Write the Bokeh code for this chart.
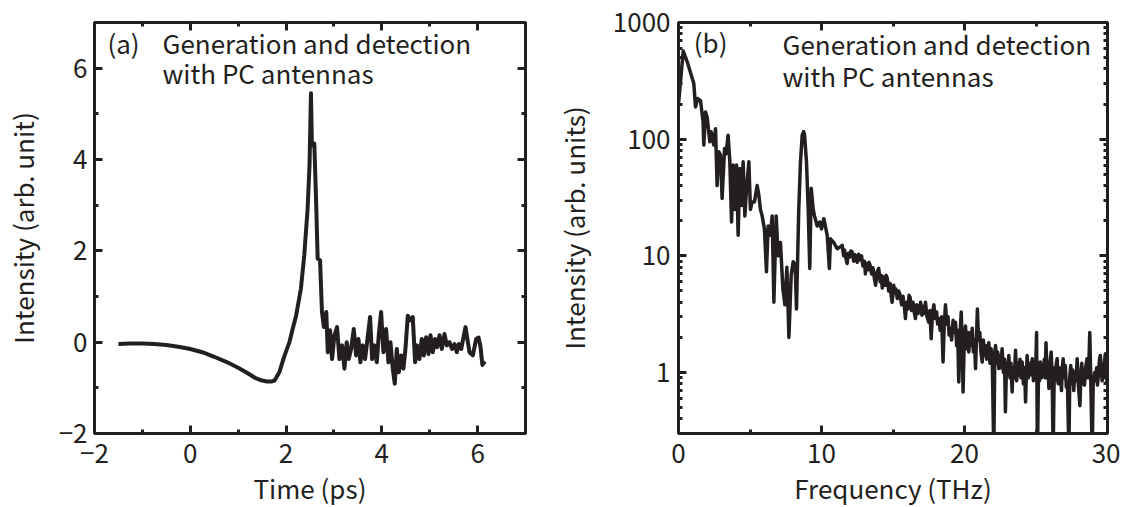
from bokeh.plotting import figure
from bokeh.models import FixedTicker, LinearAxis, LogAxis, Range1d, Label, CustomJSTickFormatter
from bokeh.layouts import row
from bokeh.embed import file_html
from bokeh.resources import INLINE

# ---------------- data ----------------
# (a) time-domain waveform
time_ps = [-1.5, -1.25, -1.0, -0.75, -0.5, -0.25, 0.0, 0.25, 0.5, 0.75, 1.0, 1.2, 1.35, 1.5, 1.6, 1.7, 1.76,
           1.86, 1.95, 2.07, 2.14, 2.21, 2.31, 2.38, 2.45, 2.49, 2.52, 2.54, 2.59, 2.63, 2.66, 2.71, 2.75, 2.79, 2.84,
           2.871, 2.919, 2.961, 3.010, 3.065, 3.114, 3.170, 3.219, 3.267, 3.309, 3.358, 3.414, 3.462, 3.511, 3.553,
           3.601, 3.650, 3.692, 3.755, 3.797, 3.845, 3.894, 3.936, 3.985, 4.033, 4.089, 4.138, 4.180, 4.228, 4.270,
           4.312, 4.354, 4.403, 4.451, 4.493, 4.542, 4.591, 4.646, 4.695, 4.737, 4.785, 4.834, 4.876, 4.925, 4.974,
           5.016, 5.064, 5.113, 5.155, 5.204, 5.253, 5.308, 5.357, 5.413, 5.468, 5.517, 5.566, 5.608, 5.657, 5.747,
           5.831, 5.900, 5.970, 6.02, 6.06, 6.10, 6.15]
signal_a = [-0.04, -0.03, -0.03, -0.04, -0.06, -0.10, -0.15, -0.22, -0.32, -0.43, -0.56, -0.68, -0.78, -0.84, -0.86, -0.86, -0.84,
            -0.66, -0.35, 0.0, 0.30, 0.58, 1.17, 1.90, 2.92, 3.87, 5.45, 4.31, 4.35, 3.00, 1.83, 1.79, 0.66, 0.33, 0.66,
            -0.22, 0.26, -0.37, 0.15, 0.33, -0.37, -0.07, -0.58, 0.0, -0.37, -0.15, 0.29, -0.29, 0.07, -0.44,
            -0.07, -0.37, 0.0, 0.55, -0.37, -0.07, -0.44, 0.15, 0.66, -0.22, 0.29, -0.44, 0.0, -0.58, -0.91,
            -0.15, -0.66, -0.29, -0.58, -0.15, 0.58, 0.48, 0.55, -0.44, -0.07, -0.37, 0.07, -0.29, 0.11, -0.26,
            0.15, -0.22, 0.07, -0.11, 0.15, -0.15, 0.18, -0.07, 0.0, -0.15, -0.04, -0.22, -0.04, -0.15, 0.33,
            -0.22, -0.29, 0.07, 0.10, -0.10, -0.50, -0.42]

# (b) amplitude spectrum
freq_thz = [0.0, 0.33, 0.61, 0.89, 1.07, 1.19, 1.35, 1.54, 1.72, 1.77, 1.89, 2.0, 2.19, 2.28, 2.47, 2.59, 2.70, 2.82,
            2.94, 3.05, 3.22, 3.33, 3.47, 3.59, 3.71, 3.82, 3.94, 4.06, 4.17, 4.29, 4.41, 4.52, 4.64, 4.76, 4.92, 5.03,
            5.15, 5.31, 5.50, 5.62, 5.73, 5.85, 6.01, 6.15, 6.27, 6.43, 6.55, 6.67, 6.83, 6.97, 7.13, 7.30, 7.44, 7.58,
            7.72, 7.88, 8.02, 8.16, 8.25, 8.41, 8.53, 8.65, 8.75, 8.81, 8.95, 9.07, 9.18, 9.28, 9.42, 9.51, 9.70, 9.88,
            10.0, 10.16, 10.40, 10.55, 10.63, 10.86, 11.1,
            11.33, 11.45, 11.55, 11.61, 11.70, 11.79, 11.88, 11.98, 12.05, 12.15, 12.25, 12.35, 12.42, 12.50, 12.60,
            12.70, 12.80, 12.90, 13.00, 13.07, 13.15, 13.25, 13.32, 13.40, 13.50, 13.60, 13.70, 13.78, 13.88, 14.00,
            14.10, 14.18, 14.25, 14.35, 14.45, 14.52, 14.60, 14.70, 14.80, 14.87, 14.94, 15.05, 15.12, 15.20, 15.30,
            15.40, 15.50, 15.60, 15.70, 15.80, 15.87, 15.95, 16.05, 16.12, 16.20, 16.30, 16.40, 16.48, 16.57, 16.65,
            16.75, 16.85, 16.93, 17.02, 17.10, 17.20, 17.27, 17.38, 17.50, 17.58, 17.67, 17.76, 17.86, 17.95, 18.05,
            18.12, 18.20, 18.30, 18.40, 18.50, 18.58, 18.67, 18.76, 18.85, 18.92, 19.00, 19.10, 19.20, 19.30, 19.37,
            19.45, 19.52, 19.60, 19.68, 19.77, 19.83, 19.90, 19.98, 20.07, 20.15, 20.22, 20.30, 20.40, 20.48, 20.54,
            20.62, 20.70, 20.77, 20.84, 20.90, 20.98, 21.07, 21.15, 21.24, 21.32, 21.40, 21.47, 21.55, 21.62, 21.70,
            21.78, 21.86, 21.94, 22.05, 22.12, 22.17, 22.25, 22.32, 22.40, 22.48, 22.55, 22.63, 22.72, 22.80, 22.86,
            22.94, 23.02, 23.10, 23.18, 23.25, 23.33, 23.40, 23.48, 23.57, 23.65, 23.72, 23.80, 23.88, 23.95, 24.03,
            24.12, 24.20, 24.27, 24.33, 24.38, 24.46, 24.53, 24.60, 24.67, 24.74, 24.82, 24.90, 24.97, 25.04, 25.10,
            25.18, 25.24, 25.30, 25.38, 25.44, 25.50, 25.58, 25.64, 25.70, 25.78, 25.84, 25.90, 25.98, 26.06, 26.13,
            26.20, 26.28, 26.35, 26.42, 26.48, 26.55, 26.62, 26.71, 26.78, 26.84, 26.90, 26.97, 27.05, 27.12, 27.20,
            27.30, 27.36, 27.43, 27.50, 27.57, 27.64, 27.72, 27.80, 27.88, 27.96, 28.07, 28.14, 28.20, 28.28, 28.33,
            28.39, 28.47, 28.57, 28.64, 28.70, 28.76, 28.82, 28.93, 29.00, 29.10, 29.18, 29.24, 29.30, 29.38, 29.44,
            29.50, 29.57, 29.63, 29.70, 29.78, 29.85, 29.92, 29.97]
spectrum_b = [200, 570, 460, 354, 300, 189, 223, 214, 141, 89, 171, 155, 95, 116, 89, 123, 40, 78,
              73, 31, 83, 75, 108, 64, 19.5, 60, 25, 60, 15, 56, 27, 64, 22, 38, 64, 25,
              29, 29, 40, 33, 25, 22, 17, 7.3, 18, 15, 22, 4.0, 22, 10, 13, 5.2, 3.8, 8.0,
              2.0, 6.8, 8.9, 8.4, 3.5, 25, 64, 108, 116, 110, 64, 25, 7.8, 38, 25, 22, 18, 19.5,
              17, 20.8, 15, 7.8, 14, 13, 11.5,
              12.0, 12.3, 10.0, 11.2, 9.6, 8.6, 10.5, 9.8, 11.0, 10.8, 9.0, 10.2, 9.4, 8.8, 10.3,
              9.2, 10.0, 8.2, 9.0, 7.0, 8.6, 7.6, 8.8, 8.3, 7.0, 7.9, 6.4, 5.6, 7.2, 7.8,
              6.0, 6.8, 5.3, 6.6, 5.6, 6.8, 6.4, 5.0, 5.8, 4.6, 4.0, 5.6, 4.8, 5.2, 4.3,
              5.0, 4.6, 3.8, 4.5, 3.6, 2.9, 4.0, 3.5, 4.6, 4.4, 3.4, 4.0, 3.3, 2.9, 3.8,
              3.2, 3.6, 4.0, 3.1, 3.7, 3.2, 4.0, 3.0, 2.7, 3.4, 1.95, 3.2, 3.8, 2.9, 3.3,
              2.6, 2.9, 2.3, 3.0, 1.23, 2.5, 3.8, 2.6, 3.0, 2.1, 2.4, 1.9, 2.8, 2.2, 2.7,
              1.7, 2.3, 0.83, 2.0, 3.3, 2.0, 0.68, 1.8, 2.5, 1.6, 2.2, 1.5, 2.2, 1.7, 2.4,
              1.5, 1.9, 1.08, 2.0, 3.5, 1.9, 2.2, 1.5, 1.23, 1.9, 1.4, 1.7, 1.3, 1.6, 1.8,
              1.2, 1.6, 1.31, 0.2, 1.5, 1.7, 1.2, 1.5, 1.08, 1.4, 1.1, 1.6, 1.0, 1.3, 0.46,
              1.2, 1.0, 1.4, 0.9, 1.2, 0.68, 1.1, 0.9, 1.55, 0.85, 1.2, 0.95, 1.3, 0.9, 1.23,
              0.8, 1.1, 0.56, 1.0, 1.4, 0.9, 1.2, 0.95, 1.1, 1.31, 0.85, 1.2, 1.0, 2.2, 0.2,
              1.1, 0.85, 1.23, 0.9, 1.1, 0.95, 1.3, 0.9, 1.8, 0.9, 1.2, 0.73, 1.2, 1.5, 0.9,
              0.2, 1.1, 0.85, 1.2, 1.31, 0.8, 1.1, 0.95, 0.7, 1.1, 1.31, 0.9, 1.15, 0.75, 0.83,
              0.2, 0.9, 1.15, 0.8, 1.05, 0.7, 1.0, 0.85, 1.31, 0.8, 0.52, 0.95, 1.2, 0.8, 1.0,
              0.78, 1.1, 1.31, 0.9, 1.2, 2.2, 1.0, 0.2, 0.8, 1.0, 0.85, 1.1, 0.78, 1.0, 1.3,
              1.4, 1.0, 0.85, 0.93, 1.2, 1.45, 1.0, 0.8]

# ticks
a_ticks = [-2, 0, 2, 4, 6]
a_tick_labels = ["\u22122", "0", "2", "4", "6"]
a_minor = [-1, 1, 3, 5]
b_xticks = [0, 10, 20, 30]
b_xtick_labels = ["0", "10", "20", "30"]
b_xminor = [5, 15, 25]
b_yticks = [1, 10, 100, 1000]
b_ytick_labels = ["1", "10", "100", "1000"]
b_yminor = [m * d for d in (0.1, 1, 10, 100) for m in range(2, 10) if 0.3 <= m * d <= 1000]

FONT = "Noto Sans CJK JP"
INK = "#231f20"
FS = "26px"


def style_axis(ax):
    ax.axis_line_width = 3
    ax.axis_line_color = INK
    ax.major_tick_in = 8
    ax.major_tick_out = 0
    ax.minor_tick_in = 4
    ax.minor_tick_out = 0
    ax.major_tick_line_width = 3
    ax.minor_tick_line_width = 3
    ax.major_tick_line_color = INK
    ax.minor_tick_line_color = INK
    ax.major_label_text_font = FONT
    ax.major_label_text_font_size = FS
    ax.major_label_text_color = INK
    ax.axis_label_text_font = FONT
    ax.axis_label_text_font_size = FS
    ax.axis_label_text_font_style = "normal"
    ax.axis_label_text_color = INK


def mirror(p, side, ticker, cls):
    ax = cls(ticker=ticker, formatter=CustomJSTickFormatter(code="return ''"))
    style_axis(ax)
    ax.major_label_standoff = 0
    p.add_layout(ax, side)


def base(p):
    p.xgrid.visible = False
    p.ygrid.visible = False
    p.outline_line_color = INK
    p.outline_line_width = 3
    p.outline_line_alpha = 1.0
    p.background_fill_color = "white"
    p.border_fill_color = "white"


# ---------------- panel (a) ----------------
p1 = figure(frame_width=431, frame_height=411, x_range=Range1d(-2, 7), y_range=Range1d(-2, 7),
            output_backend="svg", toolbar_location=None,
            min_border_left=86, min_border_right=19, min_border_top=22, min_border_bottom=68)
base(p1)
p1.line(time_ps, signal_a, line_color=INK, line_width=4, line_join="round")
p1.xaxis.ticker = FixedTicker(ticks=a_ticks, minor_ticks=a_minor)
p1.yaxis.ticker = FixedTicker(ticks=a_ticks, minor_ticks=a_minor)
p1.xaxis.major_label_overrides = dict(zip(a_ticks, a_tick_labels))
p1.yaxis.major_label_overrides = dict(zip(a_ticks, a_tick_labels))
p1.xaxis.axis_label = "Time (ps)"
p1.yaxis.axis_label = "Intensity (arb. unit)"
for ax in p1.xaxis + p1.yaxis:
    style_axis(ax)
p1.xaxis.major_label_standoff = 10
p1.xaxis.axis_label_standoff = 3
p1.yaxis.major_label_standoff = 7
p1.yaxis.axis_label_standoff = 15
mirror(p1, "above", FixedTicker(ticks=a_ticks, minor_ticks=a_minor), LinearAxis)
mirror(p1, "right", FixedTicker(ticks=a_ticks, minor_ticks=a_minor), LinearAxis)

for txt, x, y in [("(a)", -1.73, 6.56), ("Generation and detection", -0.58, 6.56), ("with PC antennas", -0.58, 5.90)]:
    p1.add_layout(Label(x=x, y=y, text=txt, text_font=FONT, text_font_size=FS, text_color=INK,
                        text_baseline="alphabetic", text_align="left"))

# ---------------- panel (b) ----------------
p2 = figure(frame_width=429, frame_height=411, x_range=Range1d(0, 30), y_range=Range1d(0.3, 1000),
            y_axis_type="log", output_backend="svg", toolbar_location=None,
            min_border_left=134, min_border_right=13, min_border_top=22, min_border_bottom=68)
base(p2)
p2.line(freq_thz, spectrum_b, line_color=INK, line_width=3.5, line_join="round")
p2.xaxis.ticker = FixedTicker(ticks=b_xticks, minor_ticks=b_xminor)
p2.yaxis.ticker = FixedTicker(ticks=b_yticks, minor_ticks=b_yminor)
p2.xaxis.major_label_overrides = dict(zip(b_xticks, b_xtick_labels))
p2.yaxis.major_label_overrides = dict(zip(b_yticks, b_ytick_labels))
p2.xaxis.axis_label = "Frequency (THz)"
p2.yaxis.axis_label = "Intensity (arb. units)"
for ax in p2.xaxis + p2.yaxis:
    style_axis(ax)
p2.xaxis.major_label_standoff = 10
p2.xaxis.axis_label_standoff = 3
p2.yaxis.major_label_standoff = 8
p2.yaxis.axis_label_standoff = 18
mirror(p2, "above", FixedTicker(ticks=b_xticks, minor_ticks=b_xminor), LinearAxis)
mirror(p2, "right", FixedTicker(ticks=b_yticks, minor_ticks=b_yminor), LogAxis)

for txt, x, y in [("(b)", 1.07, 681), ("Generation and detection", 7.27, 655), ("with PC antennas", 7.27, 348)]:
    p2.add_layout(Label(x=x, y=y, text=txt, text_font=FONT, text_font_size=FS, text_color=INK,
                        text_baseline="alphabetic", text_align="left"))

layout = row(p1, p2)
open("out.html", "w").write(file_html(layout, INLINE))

- - -

With all pictures left out, please transcribe exactly the lines from the start of the material through the line with "from bokeh.resources import INLINE".

Write the Bokeh code for this chart.
from bokeh.plotting import figure
from bokeh.models import FixedTicker, LinearAxis, LogAxis, Range1d, Label, CustomJSTickFormatter
from bokeh.layouts import row
from bokeh.embed import file_html
from bokeh.resources import INLINE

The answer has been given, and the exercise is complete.